Rutger Groot Wassink (wethouder Sociale Zaken en Opvang in Amsterdam): "De groep dak- en thuislozen mensen groeit in de grote steden. De afgelopen jaren is de bestaanszekerheid voor veel mensen onder druk komen te staan. Dit zorgt ervoor dat meer mensen in de problemen komen en dakloos kunnen raken. We merken in de afgelopen periode dat meer mensen zich melden bij de winteropvang of de winterkoude opvang. We hebben in de grote steden meer middelen nodig voor de tijdelijke opvang en moeten een extra stap zetten in de oplossing voor de langere termijn."
Het landelijk Actieplan dakloosheid ‘Eerst een thuis’ stelt dat dakloosheid voornamelijk een woonprobleem is.
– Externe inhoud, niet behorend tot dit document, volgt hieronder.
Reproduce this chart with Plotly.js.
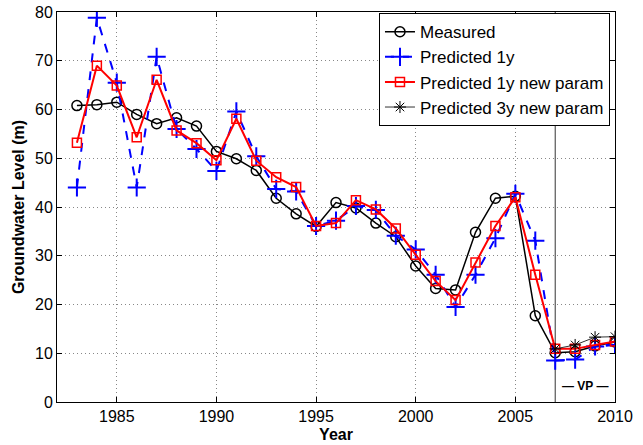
<!DOCTYPE html>
<html>
<head>
<meta charset="utf-8">
<script src="https://cdn.plot.ly/plotly-3.0.1.min.js"></script>
<style>html,body{margin:0;padding:0;background:#fff;}#chart{width:643px;height:445px;}</style>
</head>
<body>
<div id="chart"></div>
<script>
var years = [1983,1984,1985,1986,1987,1988,1989,1990,1991,1992,1993,1994,1995,1996,1997,1998,1999,2000,2001,2002,2003,2004,2005,2006,2007,2008,2009,2010];
var measured = [60.8,61.0,61.5,59.0,57.1,58.3,56.6,51.4,49.9,47.5,41.8,38.6,36.0,40.9,39.8,36.7,33.9,27.9,23.3,23.0,34.8,41.8,42.2,17.7,10.1,10.3,11.5,12.3];
var pred1y = [44.0,78.8,65.5,44.0,70.8,56.0,51.9,47.4,59.6,50.4,43.7,43.2,36.1,37.2,40.2,39.4,34.1,31.3,26.1,19.5,26.1,33.6,42.7,33.1,8.5,8.7,11.4,11.7];
var pred1yNew = [53.2,69.0,64.9,54.3,66.1,55.7,53.1,49.6,58.1,49.5,46.1,44.1,36.1,36.7,41.4,39.5,35.6,30.2,24.8,20.9,28.6,36.1,42.0,26.1,10.9,10.9,11.7,12.4];
var years3y = [2007,2008,2009,2010];
var pred3yNew = [10.9,11.7,13.3,13.4];
var xTicks = [1985,1990,1995,2000,2005,2010];
var yTicks = [0,10,20,30,40,50,60,70,80];
var vpYear = 2007;

var FONT = "Liberation Sans, Arial, sans-serif";

var traces = [
  {x: years, y: measured, name: "Measured", type: "scatter", mode: "lines+markers",
   line: {color: "#000000", width: 1.5},
   marker: {symbol: "circle-open", size: 10, color: "#000000", line: {width: 1.5, color: "#000000"}}},
  {x: years, y: pred1y, name: "Predicted 1y", type: "scatter", mode: "lines+markers",
   line: {color: "#0000ff", width: 2, dash: "dash"},
   marker: {symbol: "cross-thin-open", size: 13, color: "#0000ff", line: {width: 2, color: "#0000ff"}}},
  {x: years, y: pred1yNew, name: "Predicted 1y new param", type: "scatter", mode: "lines+markers",
   line: {color: "#ff0000", width: 2},
   marker: {symbol: "square-open", size: 9, color: "#ff0000", line: {width: 1.5, color: "#ff0000"}}},
  {x: years3y, y: pred3yNew, name: "Predicted 3y new param", type: "scatter", mode: "lines+markers",
   line: {color: "#333333", width: 1},
   marker: {symbol: "asterisk-open", size: 10, color: "#000000", line: {width: 1, color: "#000000"}}}
];

var layout = {
  width: 643, height: 445,
  margin: {l: 57, r: 28, t: 12, b: 43},
  paper_bgcolor: "#ffffff", plot_bgcolor: "#ffffff",
  font: {family: FONT, size: 15, color: "#000000"},
  showlegend: true,
  legend: {x: 0.991, y: 0.997, xanchor: "right", yanchor: "top",
    bgcolor: "#ffffff", bordercolor: "#000000", borderwidth: 1, itemwidth: 30,
    font: {family: FONT, size: 17, color: "#000000"}},
  xaxis: {range: [1982, 2010], tickvals: xTicks, ticktext: xTicks.map(String),
    showline: true, linecolor: "#000000", linewidth: 1, mirror: "ticks",
    ticks: "inside", ticklen: 5, tickcolor: "#000000",
    showgrid: true, gridcolor: "#888888", griddash: "1px,3px", gridwidth: 1,
    zeroline: false, tickfont: {family: FONT, size: 16},
    title: {text: "<b>Year</b>", font: {family: FONT, size: 16}, standoff: 4}},
  yaxis: {range: [0, 80], tickvals: yTicks, ticktext: yTicks.map(String),
    showline: true, linecolor: "#000000", linewidth: 1, mirror: "ticks",
    ticks: "inside", ticklen: 5, tickcolor: "#000000",
    showgrid: true, gridcolor: "#888888", griddash: "1px,3px", gridwidth: 1,
    zeroline: false, tickfont: {family: FONT, size: 16},
    title: {text: "<b>Groundwater Level (m)</b>", font: {family: FONT, size: 16}, standoff: 6}},
  shapes: [
    {type: "line", xref: "x", yref: "y", x0: vpYear, x1: vpYear, y0: 0, y1: 80,
     line: {color: "#333333", width: 1}, layer: "below"}
  ],
  annotations: [
    {x: 2008.5, y: 3.2, xref: "x", yref: "y", text: "<b>— VP —</b>", showarrow: false,
     font: {family: FONT, size: 12, color: "#000000"}}
  ]
};

Plotly.newPlot("chart", traces, layout, {displayModeBar: false, staticPlot: true});
</script>
</body>
</html>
Er is een brede aanpak nodig gericht op voldoende betaalbare woonplekken, preventie en financiële bestaanszekerheid. “Het gaat steeds vaker om vrouwen, kinderen en mensen die niet vanuit een zorgvraag maar door bijvoorbeeld een scheiding, situaties van fysiek geweld of als werkende arme, niet in staat zijn een plek te vinden om veilig te wonen. De situatie is schrijnend, de maatschappelijke opvang zit overvol en het lukt ons bijna niet meer om alle kwetsbare mensen die dat zo hard nodig hebben onderdak te bieden”, aldus Rachel Streefland, wethouder Asiel (Utrecht).
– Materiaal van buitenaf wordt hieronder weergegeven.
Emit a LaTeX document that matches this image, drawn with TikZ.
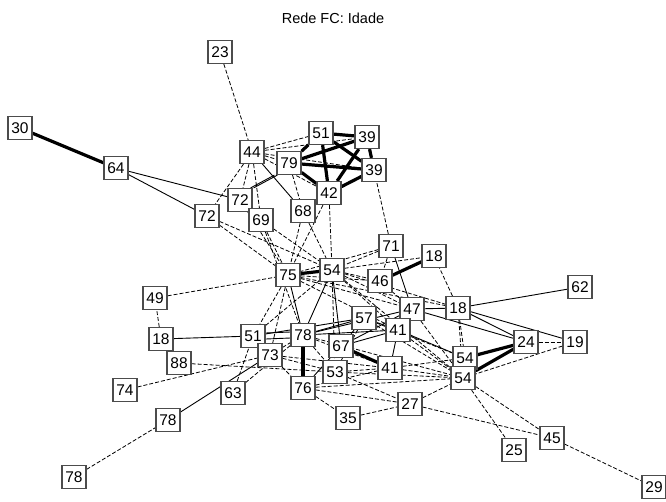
\documentclass[tikz,border=0pt]{standalone}
\usepackage{fontspec}
\setmainfont{Liberation Sans}
\usetikzlibrary{backgrounds}
\begin{document}
\begin{tikzpicture}[x=1pt,y=-1pt,
  v/.style={draw=black!70,line width=1.2pt,fill=white,minimum width=24pt,minimum height=23pt,inner sep=0pt,font=\fontsize{15.5}{15.5}\selectfont},
  ds/.style={line width=0.8pt,dash pattern=on 4pt off 2pt},
  sl/.style={line width=0.9pt},
  tk/.style={line width=3.2pt}]
\useasboundingbox (0,0) rectangle (666,501);
\node[font=\fontsize{14.5}{14.5}\selectfont] (title) at (333,18) {Rede FC: Idade};
\node[v] (n30) at (20,128) {30};
\node[v] (n64) at (116,168) {64};
\node[v] (n23) at (220,52) {23};
\node[v] (n44) at (252,152) {44};
\node[v] (n79) at (289,163) {79};
\node[v] (n51a) at (321,133) {51};
\node[v] (n39a) at (367,137) {39};
\node[v] (n39b) at (374,170) {39};
\node[v] (n42) at (329,193) {42};
\node[v] (n72a) at (240,200) {72};
\node[v] (n72b) at (207,216) {72};
\node[v] (n69) at (261,220) {69};
\node[v] (n68) at (303,211) {68};
\node[v] (n71) at (391,246) {71};
\node[v] (n18a) at (434,256) {18};
\node[v] (n75) at (288,275) {75};
\node[v] (n54a) at (332,270) {54};
\node[v] (n46) at (380,281) {46};
\node[v] (n62) at (580,287) {62};
\node[v] (n49) at (155,298) {49};
\node[v] (n47) at (412,309) {47};
\node[v] (n18b) at (458,308) {18};
\node[v] (n57) at (364,318) {57};
\node[v] (n41a) at (398,330) {41};
\node[v] (n18c) at (161,339) {18};
\node[v] (n51b) at (253,336) {51};
\node[v] (n78a) at (303,335) {78};
\node[v] (n24) at (526,342) {24};
\node[v] (n19) at (575,342) {19};
\node[v] (n88) at (179,363) {88};
\node[v] (n73) at (270,355) {73};
\node[v] (n67) at (341,346) {67};
\node[v] (n54b) at (465,358) {54};
\node[v] (n41b) at (390,368) {41};
\node[v] (n53) at (335,372) {53};
\node[v] (n54c) at (463,378) {54};
\node[v] (n74) at (125,390) {74};
\node[v] (n63) at (233,393) {63};
\node[v] (n76) at (303,388) {76};
\node[v] (n27) at (410,404) {27};
\node[v] (n35) at (348,418) {35};
\node[v] (n45) at (552,438) {45};
\node[v] (n25) at (514,450) {25};
\node[v] (n78b) at (168,420) {78};
\node[v] (n78c) at (74,477) {78};
\node[v] (n29) at (654,487) {29};
\begin{scope}[on background layer]
% thick
\draw[tk] (n30)--(n64);
\foreach \a/\b in {n51a/n39a,n51a/n39b,n51a/n42,n51a/n79,n39a/n79,n39a/n42,n39a/n39b,n79/n39b,n79/n42,n42/n39b,n75/n54a,n46/n18a,n78a/n76,n67/n41b,n54b/n24,n54c/n24}
  \draw[tk] (\a)--(\b);
% thin solid
\foreach \a/\b in {n64/n72a,n64/n72b,n18c/n51b,n78b/n73,n62/n18b,n18b/n24,n18b/n19,n18b/n47,n47/n24,n41a/n41b,n41a/n54b,n71/n47,n75/n78a,n54a/n78a,n54a/n67,n51b/n57,n78a/n57,n78a/n47,n78a/n41a,n67/n57,n67/n47,n67/n41a,n57/n41a,n76/n67,n44/n68}
  \draw[sl] (\a)--(\b);
\draw[sl] ([xshift=-2pt]n79.south west)--([xshift=-2pt]n72a.north east);
\draw[sl] ([xshift=1pt]n79.south west)--([xshift=1pt]n72a.north east);
\draw[sl] ([yshift=-3pt]n51b.east)--([yshift=-3pt]n78a.west);
\draw[sl] ([yshift=3pt]n51b.east)--([yshift=3pt]n78a.west);
% dashed
\foreach \a/\b in {n78c/n78b,n74/n73,n88/n53,n63/n51b,n63/n78a,n18c/n49,n18c/n88,n49/n75,n18b/n54b,n18b/n18a,n18b/n54c,n24/n19,n19/n54c,n54c/n45,n54c/n25,n27/n54c,n27/n45,n45/n29,n35/n27,n76/n27,n76/n35,n53/n27,n41a/n54c,n71/n39b,n71/n54a,n71/n75,n71/n46,n42/n54a,n42/n75,n23/n44,n44/n51a,n44/n39a,n44/n79,n44/n39b,n44/n42,n44/n72a,n44/n72b,n44/n69,n68/n75,n68/n54a,n69/n75,n69/n54a,n72b/n75,n72b/n54a,n75/n51b,n75/n73,n75/n47,n75/n18b,n75/n46,n54a/n46,n54a/n18a,n54a/n47,n54a/n18b,n54a/n41a,n54a/n51b,n54a/n53,n78a/n53,n78a/n41b,n78a/n54c,n73/n78a,n73/n53,n73/n41b,n73/n76,n53/n41b,n53/n54c,n53/n57,n76/n41b,n76/n54c,n41b/n54b,n41b/n54c,n57/n54c,n57/n54b,n47/n54c,n47/n46,n51a/n39a,n79/n68,n72a/n75,n69/n78a,n75/n41a,n54a/n54c}
  \draw[ds] (\a)--(\b);
\end{scope}
\end{tikzpicture}
\end{document}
Geen dakloosheid meer in 2030
Om in 2030 geen dakloosheid meer te hebben is – naast voldoende betaalbare woningen – een landelijke structurele financiële impuls nodig van € 100 miljoen per jaar, waarmee gemeenten meerjarig zekerheid krijgen om meer mensen een dak boven het hoofd te bieden. De herverdeling in het gemeentefonds leidt er - terwijl er juist nú meer budget nodig is om de meest kwetsbare mensen onderdak te bieden - voor sommige steden (Rotterdam, Den Haag, Amsterdam (en Vlaardingen) toe dat zij ruim € 6,5 miljoen gekort zijn op de decentralisatie-uitkeringen maatschappelijke opvang en vrouwenopvang. De richting van het landelijke actieplan is de juiste, maar de landelijke voorwaarden om het woonprobleem aan te pakken ontbreken in de huidige context van het acute dakloosheidsprobleem.